The man tasked by Nicola Sturgeon to chair a Citizens’ Assembly looking at the big constitutional questions facing Scotland has warned independence will come “in the not too distant future” without fundamental reforms.
Former MEP David Martin, who was appointed co-convener of the Assembly last month, told the Press and Journal he has been “disappointed with the British political class post 2014” and said there had not been any “serious reflection” on how Scotland might fit into a reformed United Kingdom.
Mr Martin, who lost his Labour seat in European Parliament earlier this year, told a fringe event at the Labour Party conference in Brighton that he would like to see a “truly federal United Kingdom”.
The former EU Parliament vice-president said: “I’m personally moving to a point where I think quasi-independence is the way forward and Scotland should have it’s own autonomy and Scotland should decided what powers it wants to share with the rest of the United Kingdom.

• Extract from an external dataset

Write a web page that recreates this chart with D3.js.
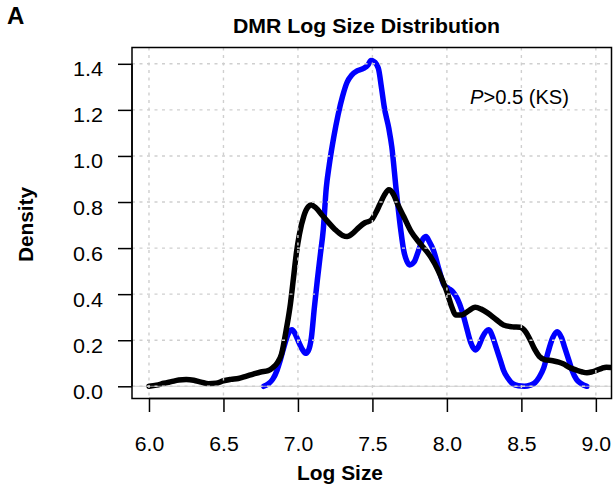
<!DOCTYPE html>
<html>
<head>
<meta charset="utf-8">
<script src="https://cdn.jsdelivr.net/npm/d3@7"></script>
<style>
  html, body { margin: 0; padding: 0; background: #fff; }
  svg { display: block; font-family: "Liberation Sans", Arial, Helvetica, sans-serif; }
</style>
</head>
<body>
<svg id="chart" width="613" height="491"></svg>
<script>
// Kernel density of log DMR size, two groups
const blueX = [6.77,6.80,6.83,6.86,6.88,6.91,6.94,6.96,6.98,7.00,7.03,7.05,7.07,7.09,7.11,7.13,7.15,7.17,7.19,7.21,7.24,7.27,7.30,7.33,7.36,7.40,7.44,7.47,7.49,7.51,7.54,7.56,7.58,7.61,7.63,7.66,7.69,7.71,7.73,7.75,7.78,7.81,7.84,7.86,7.88,7.91,7.95,7.98,8.01,8.04,8.07,8.10,8.13,8.16,8.19,8.21,8.24,8.28,8.31,8.33,8.36,8.38,8.41,8.44,8.48,8.52,8.56,8.59,8.62,8.65,8.68,8.71,8.74,8.77,8.79,8.82,8.84,8.87,8.90,8.94];
const blueY = [0.0,0.01,0.03,0.07,0.11,0.18,0.235,0.245,0.23,0.20,0.16,0.143,0.155,0.21,0.34,0.46,0.57,0.68,0.86,0.96,1.08,1.18,1.26,1.32,1.35,1.37,1.38,1.395,1.414,1.41,1.38,1.30,1.21,1.12,1.04,0.85,0.68,0.59,0.545,0.527,0.54,0.59,0.64,0.65,0.63,0.59,0.50,0.44,0.425,0.41,0.38,0.33,0.26,0.19,0.158,0.17,0.215,0.245,0.21,0.17,0.11,0.07,0.035,0.012,0.002,0.0,0.005,0.015,0.04,0.08,0.15,0.21,0.237,0.21,0.17,0.11,0.07,0.03,0.012,0.0];

const blackX = [6.00,6.05,6.10,6.15,6.20,6.25,6.30,6.35,6.40,6.45,6.50,6.55,6.60,6.65,6.70,6.75,6.80,6.83,6.86,6.89,6.92,6.95,6.97,6.99,7.01,7.04,7.07,7.09,7.12,7.16,7.20,7.25,7.30,7.33,7.37,7.41,7.45,7.49,7.52,7.55,7.58,7.61,7.64,7.67,7.71,7.76,7.82,7.89,7.94,7.97,8.00,8.03,8.06,8.10,8.14,8.19,8.23,8.27,8.33,8.38,8.44,8.49,8.53,8.56,8.59,8.62,8.66,8.71,8.75,8.78,8.82,8.87,8.91,8.94,8.97,9.00,9.04,9.07,9.10,9.13];
const blackY = [0.0,0.005,0.013,0.02,0.027,0.029,0.026,0.018,0.011,0.013,0.024,0.03,0.034,0.043,0.053,0.062,0.068,0.08,0.10,0.14,0.24,0.36,0.47,0.58,0.66,0.74,0.78,0.787,0.775,0.745,0.715,0.68,0.655,0.65,0.665,0.69,0.71,0.72,0.75,0.79,0.83,0.853,0.835,0.79,0.737,0.671,0.62,0.563,0.505,0.46,0.41,0.35,0.31,0.31,0.325,0.343,0.335,0.32,0.29,0.266,0.258,0.256,0.235,0.20,0.16,0.13,0.115,0.111,0.105,0.098,0.083,0.07,0.062,0.059,0.062,0.068,0.078,0.083,0.082,0.08];

const xTicks = [6.0,6.5,7.0,7.5,8.0,8.5,9.0];
const yTicks = [0.0,0.2,0.4,0.6,0.8,1.0,1.2,1.4];

const titleText = "DMR Log Size Distribution";
const xLabel = "Log Size";
const yLabel = "Density";
const panelLabel = "A";

// plot region
const box = { left: 132, right: 611.5, top: 47.5, bottom: 398.5 };

const x = d3.scaleLinear().domain([5.886, 9.105]).range([box.left, box.right]);
const y = d3.scaleLinear().domain([-0.053, 1.4708]).range([box.bottom, box.top]);

const svg = d3.select("#chart");

svg.append("defs").append("clipPath").attr("id", "plotclip")
  .append("rect")
  .attr("x", box.left).attr("y", box.top)
  .attr("width", box.right - box.left).attr("height", box.bottom - box.top);

const plot = svg.append("g").attr("clip-path", "url(#plotclip)");

const line = d3.line()
  .x(d => x(d[0]))
  .y(d => y(d[1]))
  .curve(d3.curveMonotoneX);

const bluePts = d3.zip(blueX, blueY);
const blackPts = d3.zip(blackX, blackY);

plot.append("path").datum(bluePts)
  .attr("d", line)
  .attr("fill", "none").attr("stroke", "#0000ff")
  .attr("stroke-width", 5.5).attr("stroke-linejoin", "round").attr("stroke-linecap", "round");

plot.append("path").datum(blackPts)
  .attr("d", line)
  .attr("fill", "none").attr("stroke", "#000")
  .attr("stroke-width", 5.5).attr("stroke-linejoin", "round").attr("stroke-linecap", "round");

// baseline at zero density
plot.append("line")
  .attr("x1", box.left).attr("x2", box.right)
  .attr("y1", y(0)).attr("y2", y(0))
  .attr("stroke", "#c4c4c4").attr("stroke-width", 0.8);

// dotted grid drawn over the curves
const grid = plot.append("g")
  .attr("stroke", "#cfcfcf").attr("stroke-width", 1.4).attr("stroke-dasharray", "3,4.5");
grid.selectAll("line.v").data(xTicks).join("line").attr("class", "v")
  .attr("x1", d => x(d)).attr("x2", d => x(d))
  .attr("y1", box.top).attr("y2", box.bottom);
grid.selectAll("line.h").data(yTicks).join("line").attr("class", "h")
  .attr("x1", box.left).attr("x2", box.right)
  .attr("y1", d => y(d)).attr("y2", d => y(d));

// box
svg.append("rect")
  .attr("x", box.left).attr("y", box.top)
  .attr("width", box.right - box.left).attr("height", box.bottom - box.top)
  .attr("fill", "none").attr("stroke", "#000").attr("stroke-width", 1.5);

const fmt = d3.format(".1f");

// x axis
const xAxis = d3.axisBottom(x).tickValues(xTicks).tickFormat(fmt).tickSize(13.5).tickPadding(8);
const gx = svg.append("g").attr("transform", `translate(0,${box.bottom})`).call(xAxis);
gx.select(".domain").attr("d", `M${x(6)},0H${x(9)}`).attr("stroke-width", 1.5);
gx.selectAll(".tick line").attr("stroke-width", 1.5);
gx.selectAll(".tick text").remove();
gx.selectAll(".tick").append("text")
  .attr("x", 0).attr("y", 52.8)
  .attr("text-anchor", "middle")
  .attr("fill", "#000")
  .attr("font-size", 19.5)
  .attr("textLength", 29.5).attr("lengthAdjust", "spacingAndGlyphs")
  .text(d => fmt(d));

// y axis
const yAxis = d3.axisLeft(y).tickValues(yTicks).tickFormat(fmt).tickSize(14);
const gy = svg.append("g").attr("transform", `translate(${box.left},0)`).call(yAxis);
gy.select(".domain").attr("d", `M0,${y(0)}V${y(1.4)}`).attr("stroke-width", 1.5);
gy.selectAll(".tick line").attr("stroke-width", 1.5);
gy.selectAll(".tick text").remove();
gy.selectAll(".tick").append("text")
  .attr("x", -29).attr("y", 12)
  .attr("text-anchor", "end")
  .attr("fill", "#000")
  .attr("font-size", 19.5)
  .attr("textLength", 30).attr("lengthAdjust", "spacingAndGlyphs")
  .text(d => fmt(d));

// titles
svg.append("text")
  .attr("x", 233).attr("y", 33)
  .attr("font-size", 19.5).attr("font-weight", "bold")
  .attr("textLength", 267).attr("lengthAdjust", "spacingAndGlyphs")
  .text(titleText);

svg.append("text")
  .attr("x", 297).attr("y", 479.5)
  .attr("font-size", 19.5).attr("font-weight", "bold")
  .attr("textLength", 86).attr("lengthAdjust", "spacingAndGlyphs")
  .text(xLabel);

svg.append("text")
  .attr("transform", "translate(33,262) rotate(-90)")
  .attr("x", 0).attr("y", 0)
  .attr("font-size", 20).attr("font-weight", "bold")
  .attr("textLength", 75).attr("lengthAdjust", "spacingAndGlyphs")
  .text(yLabel);

svg.append("text")
  .attr("x", 7).attr("y", 24.3)
  .attr("font-size", 24).attr("font-weight", "bold")
  .text(panelLabel);

// KS test annotation
const ks = svg.append("text")
  .attr("x", 470).attr("y", 104)
  .attr("font-size", 19.5)
  .attr("textLength", 99).attr("lengthAdjust", "spacingAndGlyphs");
ks.append("tspan").attr("font-style", "italic").text("P");
ks.append("tspan").text(">0.5 (KS)");
</script>
</body>
</html>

“It would make people feel more empowered and less thinking that UK politics is something being done to Scotland and more something Scotland takes part in.
“I don’t think the majority of people in Scotland, in a reformed UK would necessarily see the need to be independent but I think what is very clear is that a significant portion of the population want a different relationship with the rest of the UK.”
Mr Martin revealed the Assembly, which will sit over six weekends between the end of October and April, had now selected 120 members of the public to take part.
He accepted the way the Assembly was announced made it look “all part of an independence ploy” but said members of the public will get chance to set the parameters of investigation, debate freely and decide their own conclusions.
The findings will be collected and published in a final report next May and the ambition is for debate to take place in the Scottish Parliament before the summer recess.
Asked what the Assembly could recommend, Mr Martin said: “They could say, for example that if the Scottish Government decides if there’s a second independence referendum and the Scottish government publishes a white paper, then that white paper should be subject to a series of citizens assemblies analysing it’s content and feed it back before you move to a vote in the referendum.”